Aria, Cummings made clear on Wednesday, was part of the price that Johnson paid to hire him when the pair struck a deal on the Sunday before Johnson became prime minister in July 2019 (see here for more on that agreement). It is also the project that captures how Cummings sees himself, how he believes government should work, and why his approach was always likely to fail.

“The purpose of Aria ought to be,” he told MPs, “to do things differently.” That, Cummings explained, “means extreme freedom [for those in it].” “You need to strip out all the horrific Whitehall bureaucracy around procurement, state aid, human resources, [and] civil service pay scales.” At present, “horrific” processes sap the genius of great people, causing “huge delays”. 

Cummings was describing the horrors that frustrate Britain’s would-be inventors, but he was talking of himself too. Not as a scientist (Cummings is humble among scientists; he wants to be their tribune, not their equal), but as a political actor.

In describing his ideals for Aria – a director, a handful of trustees, and “extreme freedom” for all involved, cut loose from the bureaucracy that everyone else has to endure – he was describing every political team he has ever led. Whether when working for Michael Gove in the early 2010s, running Vote Leave in 2016, or doing whatever he liked inside Johnson’s No 10, Cummings has always ensured he is as empowered as any future director of Aria. It is the way that he thinks any organisation should be run. “There is no alternative ever discovered on Earth,” he calmly told MPs, “to having [scientific] funders with great taste in ideas and people.”

But how, asked Tory MP Katherine Fletcher, would Cummings suggest that Aria “stop the tin-foil hat brigade pulling the wool over” the director’s eyes when a lot of money is on the line? The question needn’t have been confined to Aria. For many, the MP was describing the last two years of British government, if not the past half-decade. For Remainers since 2016, and for Johnson since late last year, it was Cummings leading the tin-foil brigade that was Vote Leave. How, Cummings was effectively being asked, can a country prevent people like him from deceiving it again?

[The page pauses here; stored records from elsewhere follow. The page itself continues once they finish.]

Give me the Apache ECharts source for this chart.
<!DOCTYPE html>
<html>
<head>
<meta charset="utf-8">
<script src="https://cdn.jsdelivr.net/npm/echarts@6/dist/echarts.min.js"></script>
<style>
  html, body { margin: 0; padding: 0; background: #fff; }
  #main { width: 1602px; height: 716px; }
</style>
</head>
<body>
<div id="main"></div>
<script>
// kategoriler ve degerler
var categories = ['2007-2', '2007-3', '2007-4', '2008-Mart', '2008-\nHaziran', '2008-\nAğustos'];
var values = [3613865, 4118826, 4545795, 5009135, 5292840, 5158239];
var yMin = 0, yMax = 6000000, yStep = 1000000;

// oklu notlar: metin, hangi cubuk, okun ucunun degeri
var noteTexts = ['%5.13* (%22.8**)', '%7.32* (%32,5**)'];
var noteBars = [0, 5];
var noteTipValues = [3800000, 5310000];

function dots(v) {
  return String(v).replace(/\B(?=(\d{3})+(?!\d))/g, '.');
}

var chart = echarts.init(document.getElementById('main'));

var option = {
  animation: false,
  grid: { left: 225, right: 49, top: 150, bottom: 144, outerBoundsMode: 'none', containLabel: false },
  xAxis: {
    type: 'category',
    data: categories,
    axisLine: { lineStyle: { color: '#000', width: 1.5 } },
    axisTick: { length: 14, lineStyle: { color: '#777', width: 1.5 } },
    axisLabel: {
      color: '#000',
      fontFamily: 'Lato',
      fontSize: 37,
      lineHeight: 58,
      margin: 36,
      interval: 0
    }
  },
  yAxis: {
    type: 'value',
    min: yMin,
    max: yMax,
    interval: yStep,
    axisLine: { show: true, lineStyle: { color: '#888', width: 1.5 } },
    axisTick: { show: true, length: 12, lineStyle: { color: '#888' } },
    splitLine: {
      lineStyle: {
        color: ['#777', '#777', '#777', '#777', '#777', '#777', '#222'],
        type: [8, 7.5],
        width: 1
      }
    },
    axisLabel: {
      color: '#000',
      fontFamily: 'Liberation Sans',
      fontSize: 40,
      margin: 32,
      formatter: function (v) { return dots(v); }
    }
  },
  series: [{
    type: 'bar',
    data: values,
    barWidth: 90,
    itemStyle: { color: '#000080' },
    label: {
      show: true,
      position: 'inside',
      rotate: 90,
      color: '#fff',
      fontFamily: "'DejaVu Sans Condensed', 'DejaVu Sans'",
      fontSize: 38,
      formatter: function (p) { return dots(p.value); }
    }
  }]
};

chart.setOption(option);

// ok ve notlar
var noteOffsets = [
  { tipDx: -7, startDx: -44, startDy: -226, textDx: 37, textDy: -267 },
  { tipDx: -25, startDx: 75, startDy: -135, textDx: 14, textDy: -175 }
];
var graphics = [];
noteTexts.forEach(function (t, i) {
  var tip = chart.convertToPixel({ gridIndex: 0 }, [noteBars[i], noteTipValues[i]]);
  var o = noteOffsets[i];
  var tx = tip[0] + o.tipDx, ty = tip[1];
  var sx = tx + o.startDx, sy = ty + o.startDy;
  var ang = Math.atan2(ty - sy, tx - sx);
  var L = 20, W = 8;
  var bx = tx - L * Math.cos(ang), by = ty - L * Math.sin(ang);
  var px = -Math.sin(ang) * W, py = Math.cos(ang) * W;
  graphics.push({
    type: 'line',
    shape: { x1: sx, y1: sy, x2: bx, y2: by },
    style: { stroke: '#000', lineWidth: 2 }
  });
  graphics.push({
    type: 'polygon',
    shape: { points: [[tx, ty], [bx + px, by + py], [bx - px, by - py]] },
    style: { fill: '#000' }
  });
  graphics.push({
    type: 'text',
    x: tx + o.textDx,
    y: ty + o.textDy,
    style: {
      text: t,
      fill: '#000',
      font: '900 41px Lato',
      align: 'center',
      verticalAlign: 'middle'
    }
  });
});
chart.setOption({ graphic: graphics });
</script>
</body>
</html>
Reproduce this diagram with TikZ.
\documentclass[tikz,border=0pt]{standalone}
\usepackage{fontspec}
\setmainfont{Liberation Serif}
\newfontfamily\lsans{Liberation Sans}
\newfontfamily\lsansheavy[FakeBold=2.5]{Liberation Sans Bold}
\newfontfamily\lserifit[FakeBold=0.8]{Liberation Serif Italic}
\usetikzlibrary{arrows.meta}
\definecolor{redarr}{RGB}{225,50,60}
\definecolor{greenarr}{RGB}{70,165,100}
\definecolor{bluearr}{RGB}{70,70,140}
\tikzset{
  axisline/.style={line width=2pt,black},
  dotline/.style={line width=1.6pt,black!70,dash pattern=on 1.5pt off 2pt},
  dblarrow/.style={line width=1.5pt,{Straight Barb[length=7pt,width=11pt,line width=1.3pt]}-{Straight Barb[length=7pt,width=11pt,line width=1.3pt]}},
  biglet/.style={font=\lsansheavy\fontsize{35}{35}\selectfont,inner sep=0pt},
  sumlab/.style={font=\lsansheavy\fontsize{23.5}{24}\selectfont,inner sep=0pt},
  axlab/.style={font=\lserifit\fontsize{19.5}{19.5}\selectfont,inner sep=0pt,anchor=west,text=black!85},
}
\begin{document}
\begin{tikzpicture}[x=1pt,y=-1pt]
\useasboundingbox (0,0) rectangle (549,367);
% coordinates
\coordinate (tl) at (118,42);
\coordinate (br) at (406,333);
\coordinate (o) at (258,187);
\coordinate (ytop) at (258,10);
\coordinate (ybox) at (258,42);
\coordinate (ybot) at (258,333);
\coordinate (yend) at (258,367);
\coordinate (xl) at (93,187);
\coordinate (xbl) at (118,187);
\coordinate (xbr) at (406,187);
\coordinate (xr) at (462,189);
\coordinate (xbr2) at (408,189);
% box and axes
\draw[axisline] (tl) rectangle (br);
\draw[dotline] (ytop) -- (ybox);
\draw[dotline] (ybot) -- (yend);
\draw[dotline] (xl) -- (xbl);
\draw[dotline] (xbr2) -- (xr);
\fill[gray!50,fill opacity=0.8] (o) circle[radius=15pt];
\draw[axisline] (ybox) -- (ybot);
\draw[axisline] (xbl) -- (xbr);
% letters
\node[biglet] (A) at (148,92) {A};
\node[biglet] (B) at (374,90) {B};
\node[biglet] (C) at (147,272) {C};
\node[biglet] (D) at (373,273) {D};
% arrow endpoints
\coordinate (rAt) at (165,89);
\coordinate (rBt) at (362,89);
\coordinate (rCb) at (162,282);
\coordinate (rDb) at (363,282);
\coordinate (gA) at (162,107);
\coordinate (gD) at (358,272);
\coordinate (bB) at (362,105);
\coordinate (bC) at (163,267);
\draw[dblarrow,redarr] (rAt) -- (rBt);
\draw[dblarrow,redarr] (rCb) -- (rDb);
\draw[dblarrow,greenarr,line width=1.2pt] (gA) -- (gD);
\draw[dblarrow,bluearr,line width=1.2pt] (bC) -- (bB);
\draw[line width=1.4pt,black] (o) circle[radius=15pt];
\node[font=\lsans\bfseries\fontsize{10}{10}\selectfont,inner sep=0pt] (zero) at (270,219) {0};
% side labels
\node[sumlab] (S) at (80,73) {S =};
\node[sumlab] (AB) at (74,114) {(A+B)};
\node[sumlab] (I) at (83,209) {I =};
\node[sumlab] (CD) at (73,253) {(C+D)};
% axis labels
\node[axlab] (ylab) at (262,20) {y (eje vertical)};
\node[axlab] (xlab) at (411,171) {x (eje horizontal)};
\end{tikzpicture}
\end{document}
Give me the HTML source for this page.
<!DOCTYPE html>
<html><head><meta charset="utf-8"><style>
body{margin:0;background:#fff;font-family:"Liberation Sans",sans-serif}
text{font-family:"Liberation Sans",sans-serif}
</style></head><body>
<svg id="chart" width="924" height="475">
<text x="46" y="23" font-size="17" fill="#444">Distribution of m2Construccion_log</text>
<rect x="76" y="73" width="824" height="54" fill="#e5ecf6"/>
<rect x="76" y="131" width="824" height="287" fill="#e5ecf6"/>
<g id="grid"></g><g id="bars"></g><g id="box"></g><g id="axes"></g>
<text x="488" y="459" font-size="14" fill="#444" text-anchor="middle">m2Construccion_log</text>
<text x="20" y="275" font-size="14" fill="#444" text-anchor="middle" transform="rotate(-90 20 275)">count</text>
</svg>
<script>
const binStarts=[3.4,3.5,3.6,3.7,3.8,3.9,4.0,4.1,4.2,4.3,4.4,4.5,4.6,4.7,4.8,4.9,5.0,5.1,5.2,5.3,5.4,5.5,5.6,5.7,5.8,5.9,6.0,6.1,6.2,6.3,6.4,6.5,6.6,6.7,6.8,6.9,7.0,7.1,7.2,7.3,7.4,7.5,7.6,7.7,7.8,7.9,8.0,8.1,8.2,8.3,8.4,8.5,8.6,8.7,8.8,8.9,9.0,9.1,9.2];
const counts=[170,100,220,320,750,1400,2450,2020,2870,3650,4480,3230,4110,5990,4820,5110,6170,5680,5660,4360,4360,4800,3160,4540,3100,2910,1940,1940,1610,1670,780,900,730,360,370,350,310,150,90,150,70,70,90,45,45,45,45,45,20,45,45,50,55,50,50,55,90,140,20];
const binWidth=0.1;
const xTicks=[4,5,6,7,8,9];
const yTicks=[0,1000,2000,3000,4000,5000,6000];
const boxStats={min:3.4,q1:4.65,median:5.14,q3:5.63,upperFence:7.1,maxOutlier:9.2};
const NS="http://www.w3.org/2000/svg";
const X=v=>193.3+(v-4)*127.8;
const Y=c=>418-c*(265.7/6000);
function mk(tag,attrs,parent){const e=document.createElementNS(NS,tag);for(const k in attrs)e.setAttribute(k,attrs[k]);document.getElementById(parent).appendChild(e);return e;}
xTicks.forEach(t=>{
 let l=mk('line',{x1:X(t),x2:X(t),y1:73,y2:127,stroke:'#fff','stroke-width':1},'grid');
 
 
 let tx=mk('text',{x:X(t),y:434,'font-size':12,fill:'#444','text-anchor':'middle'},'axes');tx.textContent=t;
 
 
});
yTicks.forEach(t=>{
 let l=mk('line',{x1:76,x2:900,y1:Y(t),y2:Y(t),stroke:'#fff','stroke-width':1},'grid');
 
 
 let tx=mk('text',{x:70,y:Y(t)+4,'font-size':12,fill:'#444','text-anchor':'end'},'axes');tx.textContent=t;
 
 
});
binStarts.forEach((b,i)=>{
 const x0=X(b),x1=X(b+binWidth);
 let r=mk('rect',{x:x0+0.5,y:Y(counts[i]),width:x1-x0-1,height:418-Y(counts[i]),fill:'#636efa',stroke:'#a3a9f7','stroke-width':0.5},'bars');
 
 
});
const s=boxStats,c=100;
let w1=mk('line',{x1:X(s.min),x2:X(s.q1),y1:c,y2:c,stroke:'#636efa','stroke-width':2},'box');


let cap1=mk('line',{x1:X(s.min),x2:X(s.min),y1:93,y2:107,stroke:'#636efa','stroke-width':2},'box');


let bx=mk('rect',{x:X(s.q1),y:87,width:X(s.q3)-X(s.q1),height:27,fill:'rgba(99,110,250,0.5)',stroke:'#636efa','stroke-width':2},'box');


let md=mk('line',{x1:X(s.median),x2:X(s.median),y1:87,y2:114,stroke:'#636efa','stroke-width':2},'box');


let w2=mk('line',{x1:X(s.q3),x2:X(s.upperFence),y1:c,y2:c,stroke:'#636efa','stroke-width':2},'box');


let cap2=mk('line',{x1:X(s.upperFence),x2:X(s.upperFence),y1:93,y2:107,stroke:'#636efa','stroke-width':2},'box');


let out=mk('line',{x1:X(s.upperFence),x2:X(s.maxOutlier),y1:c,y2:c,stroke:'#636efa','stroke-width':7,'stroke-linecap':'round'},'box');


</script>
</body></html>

Pick people “very carefully”, Cummings said. But expect failure. If MPs wanted “to accelerate scientific discovery far beyond what’s currently normal” through Aria, they should only expect ideas to work a third of the time. Brilliant people needed the freedom to experiment; to not only solve problems, but work out which problems to solve. The right to fail was a price leaders needed to pay to empower the best.

Johnson paid Cummings for the right to fail when he hired him. He gave Cummings “extreme freedom”, and Cummings took it. Cummings believes he acted honourably in breaking lockdown rules by driving to Durham and Barnard Castle last year, because he was never under the impression that he answered to anybody. He weighed himself, and did not find himself wanting.

His return this week is redundant. MPs already know how Aria should be run – by never empowering someone as blithely as Johnson empowered Cummings to “run” his government. The trick, it is clear, is “to pick people carefully”. Because if you don’t, you may be left prostrating your government for months to defend the actions of one rogue appointee, and who would ever want to do that?